- **Dataset content**:
------------------------------------
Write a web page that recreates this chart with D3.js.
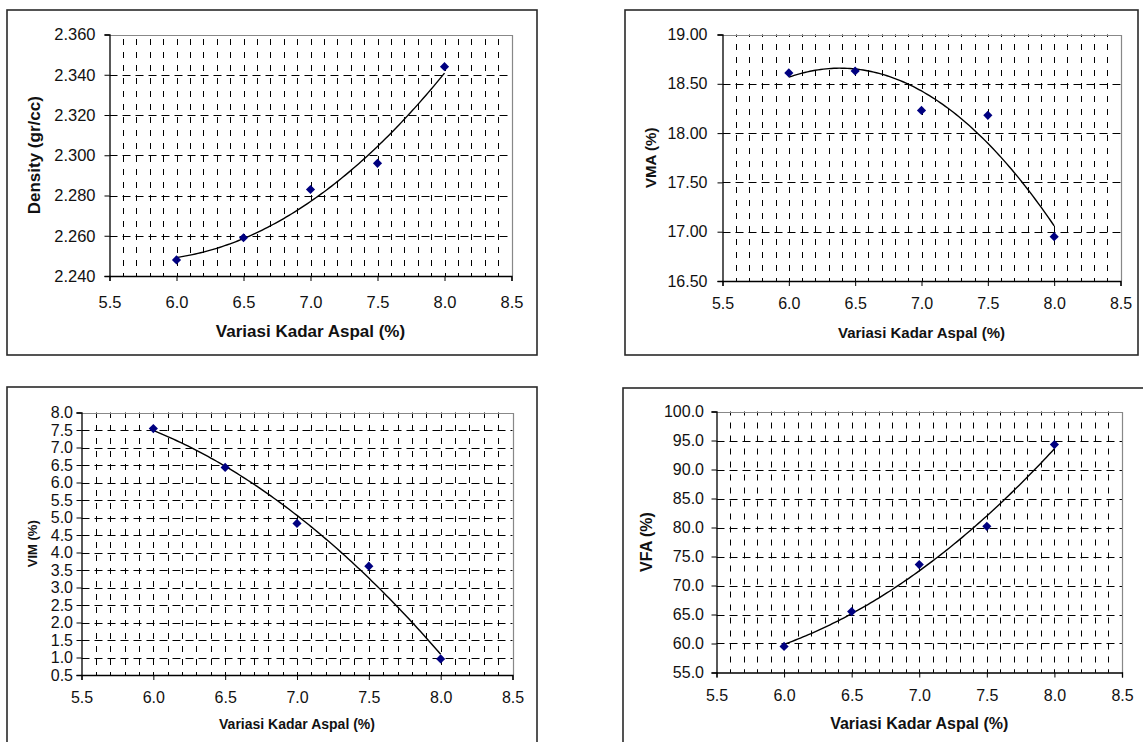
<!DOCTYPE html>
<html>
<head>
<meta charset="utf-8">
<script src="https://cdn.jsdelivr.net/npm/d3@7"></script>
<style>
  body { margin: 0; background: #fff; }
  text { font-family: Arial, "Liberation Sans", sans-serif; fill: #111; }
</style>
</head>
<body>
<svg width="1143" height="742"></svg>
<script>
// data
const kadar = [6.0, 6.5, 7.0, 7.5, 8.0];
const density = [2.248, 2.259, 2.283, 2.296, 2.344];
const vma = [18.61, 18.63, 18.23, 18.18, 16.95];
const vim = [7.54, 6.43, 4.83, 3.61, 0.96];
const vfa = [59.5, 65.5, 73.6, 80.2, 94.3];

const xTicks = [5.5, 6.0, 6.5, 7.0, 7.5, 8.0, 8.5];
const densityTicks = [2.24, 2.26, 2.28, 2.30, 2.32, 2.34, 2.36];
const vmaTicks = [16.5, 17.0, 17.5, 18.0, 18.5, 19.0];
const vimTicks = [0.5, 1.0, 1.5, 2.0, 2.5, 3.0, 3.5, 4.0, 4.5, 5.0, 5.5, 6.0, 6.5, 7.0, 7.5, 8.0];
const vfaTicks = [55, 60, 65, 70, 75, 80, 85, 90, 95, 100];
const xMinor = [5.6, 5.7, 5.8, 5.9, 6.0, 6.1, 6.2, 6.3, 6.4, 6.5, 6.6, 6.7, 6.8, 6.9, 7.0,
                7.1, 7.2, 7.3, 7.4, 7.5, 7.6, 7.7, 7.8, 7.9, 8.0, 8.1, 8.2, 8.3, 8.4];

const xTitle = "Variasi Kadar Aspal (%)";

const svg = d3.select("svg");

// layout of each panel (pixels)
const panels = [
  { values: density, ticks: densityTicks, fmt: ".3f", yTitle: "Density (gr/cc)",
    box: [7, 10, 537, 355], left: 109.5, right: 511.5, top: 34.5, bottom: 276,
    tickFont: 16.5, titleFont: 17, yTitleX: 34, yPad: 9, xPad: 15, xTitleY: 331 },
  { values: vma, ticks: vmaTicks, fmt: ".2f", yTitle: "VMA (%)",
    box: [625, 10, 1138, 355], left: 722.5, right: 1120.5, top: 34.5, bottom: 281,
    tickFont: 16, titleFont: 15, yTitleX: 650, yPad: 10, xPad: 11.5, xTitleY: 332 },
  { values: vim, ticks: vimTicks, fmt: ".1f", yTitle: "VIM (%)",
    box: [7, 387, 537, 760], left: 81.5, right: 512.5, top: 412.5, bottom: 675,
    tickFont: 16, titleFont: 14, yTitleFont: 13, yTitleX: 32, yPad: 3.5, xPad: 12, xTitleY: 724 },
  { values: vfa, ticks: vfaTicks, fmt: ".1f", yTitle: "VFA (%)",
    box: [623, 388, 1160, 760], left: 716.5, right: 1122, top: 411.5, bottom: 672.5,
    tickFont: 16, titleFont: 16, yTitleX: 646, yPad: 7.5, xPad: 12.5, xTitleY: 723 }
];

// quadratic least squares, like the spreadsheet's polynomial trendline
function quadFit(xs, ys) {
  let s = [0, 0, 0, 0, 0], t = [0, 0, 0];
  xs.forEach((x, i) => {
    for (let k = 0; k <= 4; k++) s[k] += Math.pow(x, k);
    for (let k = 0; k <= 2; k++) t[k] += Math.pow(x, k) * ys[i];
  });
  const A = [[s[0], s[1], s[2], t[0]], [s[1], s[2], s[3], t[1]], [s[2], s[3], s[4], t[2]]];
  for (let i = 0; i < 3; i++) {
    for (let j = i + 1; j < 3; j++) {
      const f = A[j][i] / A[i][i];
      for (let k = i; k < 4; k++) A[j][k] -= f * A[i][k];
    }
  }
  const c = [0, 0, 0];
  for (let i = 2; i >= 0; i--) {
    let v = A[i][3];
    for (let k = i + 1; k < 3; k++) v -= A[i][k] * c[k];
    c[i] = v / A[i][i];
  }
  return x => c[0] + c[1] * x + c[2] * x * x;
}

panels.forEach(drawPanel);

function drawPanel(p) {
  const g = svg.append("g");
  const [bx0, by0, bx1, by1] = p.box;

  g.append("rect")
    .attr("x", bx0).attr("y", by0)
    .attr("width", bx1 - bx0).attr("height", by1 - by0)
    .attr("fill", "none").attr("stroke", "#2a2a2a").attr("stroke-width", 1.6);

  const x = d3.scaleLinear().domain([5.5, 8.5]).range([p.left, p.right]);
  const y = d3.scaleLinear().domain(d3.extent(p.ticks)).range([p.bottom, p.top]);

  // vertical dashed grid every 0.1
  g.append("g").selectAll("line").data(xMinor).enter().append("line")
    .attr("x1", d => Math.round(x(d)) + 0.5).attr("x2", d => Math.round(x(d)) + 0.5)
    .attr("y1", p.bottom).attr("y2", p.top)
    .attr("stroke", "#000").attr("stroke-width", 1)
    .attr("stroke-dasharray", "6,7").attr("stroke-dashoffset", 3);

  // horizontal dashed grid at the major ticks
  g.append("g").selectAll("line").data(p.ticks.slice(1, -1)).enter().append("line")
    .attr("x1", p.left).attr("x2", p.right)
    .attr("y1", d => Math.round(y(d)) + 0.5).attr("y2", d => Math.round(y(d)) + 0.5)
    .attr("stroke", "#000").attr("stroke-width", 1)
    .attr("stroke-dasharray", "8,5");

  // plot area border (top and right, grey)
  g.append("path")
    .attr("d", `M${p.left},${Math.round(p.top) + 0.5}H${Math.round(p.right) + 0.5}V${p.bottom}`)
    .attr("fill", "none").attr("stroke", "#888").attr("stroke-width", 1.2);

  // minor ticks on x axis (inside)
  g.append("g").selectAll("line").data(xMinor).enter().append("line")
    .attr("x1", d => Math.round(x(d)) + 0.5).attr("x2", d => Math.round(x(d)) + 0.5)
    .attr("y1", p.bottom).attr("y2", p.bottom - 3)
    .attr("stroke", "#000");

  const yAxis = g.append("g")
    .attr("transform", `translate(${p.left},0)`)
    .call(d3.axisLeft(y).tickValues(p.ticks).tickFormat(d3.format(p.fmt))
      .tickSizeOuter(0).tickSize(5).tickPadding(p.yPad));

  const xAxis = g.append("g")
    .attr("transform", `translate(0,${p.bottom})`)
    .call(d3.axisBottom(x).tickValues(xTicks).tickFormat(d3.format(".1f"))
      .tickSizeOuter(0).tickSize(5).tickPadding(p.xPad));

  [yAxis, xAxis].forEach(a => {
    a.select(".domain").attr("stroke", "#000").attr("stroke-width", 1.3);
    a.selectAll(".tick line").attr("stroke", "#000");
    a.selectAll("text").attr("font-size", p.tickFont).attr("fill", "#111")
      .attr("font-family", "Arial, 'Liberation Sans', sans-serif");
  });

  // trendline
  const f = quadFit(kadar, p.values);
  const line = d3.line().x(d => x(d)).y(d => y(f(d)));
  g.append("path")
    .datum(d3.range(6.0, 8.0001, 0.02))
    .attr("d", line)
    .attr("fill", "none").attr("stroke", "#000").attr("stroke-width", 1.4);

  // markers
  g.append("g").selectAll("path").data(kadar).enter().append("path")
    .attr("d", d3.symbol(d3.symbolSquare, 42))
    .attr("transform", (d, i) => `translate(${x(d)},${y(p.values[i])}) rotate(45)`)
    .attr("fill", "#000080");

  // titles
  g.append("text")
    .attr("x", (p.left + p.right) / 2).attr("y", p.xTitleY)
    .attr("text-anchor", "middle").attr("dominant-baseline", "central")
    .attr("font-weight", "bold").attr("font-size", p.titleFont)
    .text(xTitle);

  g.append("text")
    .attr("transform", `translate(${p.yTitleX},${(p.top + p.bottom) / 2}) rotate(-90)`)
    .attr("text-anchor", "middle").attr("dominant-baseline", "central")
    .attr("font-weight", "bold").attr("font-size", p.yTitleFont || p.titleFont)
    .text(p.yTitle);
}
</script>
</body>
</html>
------------------------------------
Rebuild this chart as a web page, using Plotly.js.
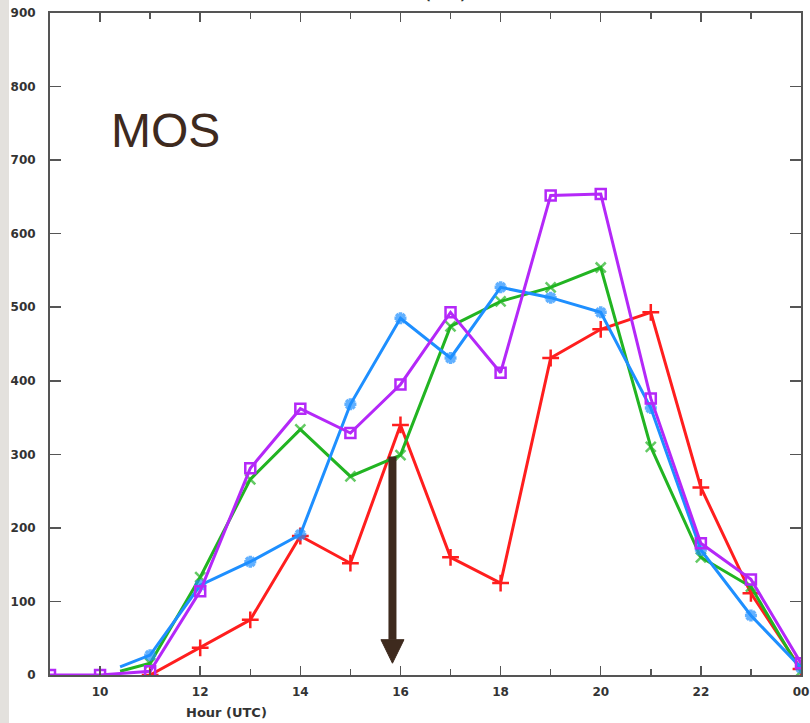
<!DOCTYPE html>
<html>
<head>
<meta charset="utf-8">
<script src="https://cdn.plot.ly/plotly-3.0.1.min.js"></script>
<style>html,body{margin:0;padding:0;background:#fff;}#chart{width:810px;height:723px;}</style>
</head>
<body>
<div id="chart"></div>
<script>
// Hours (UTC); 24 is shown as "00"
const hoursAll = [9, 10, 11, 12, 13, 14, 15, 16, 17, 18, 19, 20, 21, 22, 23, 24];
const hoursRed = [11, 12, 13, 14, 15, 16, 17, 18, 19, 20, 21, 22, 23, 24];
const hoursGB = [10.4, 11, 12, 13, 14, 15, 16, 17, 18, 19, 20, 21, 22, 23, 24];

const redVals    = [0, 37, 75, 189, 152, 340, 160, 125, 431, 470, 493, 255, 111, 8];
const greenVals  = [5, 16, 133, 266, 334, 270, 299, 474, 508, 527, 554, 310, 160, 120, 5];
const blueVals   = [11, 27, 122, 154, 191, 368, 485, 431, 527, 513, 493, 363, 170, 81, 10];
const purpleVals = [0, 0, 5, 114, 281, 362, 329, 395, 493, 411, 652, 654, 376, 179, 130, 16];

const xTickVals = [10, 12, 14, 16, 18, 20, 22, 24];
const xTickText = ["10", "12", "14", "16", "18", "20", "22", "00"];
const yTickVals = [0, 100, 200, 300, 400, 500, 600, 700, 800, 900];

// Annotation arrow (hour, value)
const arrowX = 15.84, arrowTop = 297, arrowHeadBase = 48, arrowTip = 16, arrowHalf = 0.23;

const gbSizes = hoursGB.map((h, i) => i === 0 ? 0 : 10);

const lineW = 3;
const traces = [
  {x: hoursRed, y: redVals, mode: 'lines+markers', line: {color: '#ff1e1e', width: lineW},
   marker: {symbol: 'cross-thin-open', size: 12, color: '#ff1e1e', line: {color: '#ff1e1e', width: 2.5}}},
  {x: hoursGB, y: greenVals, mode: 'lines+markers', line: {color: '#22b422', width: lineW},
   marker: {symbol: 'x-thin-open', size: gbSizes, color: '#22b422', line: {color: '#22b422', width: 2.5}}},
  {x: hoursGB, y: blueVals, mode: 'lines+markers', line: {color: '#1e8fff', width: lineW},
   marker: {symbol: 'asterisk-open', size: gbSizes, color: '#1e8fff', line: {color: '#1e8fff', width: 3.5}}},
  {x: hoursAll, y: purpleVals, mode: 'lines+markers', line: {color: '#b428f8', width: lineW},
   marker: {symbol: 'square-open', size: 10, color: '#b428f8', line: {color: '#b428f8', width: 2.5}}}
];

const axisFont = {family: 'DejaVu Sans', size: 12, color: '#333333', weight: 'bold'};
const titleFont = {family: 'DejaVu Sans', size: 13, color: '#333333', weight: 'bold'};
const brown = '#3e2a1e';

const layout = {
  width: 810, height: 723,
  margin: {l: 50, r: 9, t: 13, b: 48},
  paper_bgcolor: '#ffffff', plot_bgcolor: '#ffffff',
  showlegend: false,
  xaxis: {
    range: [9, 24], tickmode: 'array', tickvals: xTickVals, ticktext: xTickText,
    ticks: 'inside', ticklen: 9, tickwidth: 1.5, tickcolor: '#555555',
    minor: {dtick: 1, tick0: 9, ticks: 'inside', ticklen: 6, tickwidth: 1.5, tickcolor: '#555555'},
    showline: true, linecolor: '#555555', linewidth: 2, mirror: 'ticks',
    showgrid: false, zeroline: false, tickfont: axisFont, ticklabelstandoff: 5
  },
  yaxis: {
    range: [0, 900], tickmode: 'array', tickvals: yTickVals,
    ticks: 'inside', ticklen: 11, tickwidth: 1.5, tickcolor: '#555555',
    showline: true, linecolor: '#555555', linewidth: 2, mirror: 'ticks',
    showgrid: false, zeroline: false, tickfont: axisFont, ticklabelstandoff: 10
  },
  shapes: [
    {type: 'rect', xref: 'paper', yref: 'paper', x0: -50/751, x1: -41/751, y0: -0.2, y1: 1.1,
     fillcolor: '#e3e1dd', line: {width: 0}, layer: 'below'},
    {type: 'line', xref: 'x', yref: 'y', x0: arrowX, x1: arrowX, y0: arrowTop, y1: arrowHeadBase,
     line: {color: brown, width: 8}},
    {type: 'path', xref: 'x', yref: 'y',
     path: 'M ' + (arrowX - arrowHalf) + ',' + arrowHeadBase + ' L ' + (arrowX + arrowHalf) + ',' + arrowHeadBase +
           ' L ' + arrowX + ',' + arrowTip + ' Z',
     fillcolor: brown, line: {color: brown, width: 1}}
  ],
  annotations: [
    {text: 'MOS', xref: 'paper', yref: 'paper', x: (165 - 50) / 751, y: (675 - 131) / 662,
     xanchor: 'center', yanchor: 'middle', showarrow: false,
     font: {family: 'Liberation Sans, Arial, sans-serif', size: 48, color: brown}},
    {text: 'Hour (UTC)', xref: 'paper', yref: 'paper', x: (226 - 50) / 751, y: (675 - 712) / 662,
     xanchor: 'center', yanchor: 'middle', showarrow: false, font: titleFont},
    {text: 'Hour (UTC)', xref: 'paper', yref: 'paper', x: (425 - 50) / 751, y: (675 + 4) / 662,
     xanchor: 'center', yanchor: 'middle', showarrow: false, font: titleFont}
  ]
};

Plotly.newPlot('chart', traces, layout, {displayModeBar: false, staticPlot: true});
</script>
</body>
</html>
------------------------------------
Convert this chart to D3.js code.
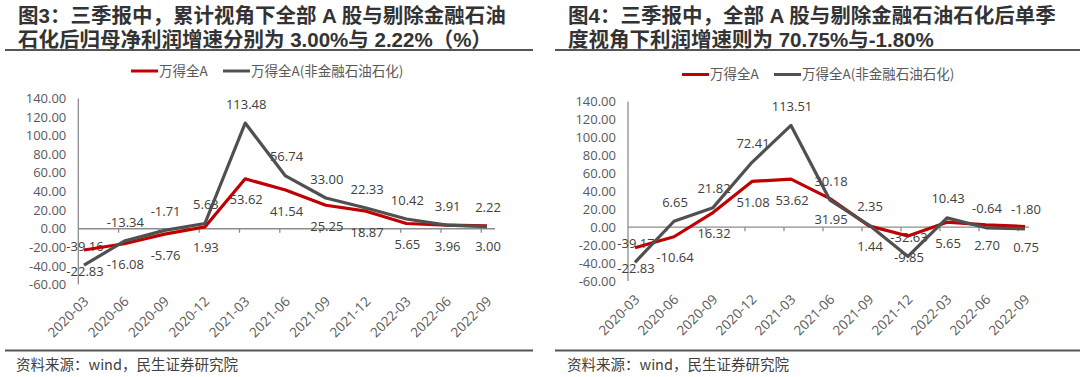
------------------------------------
List the lines of the records where "page" occurs.

- **Written response**:
Write a web page that recreates this chart with D3.js.
Rebuild this chart as a web page, using Plotly.js.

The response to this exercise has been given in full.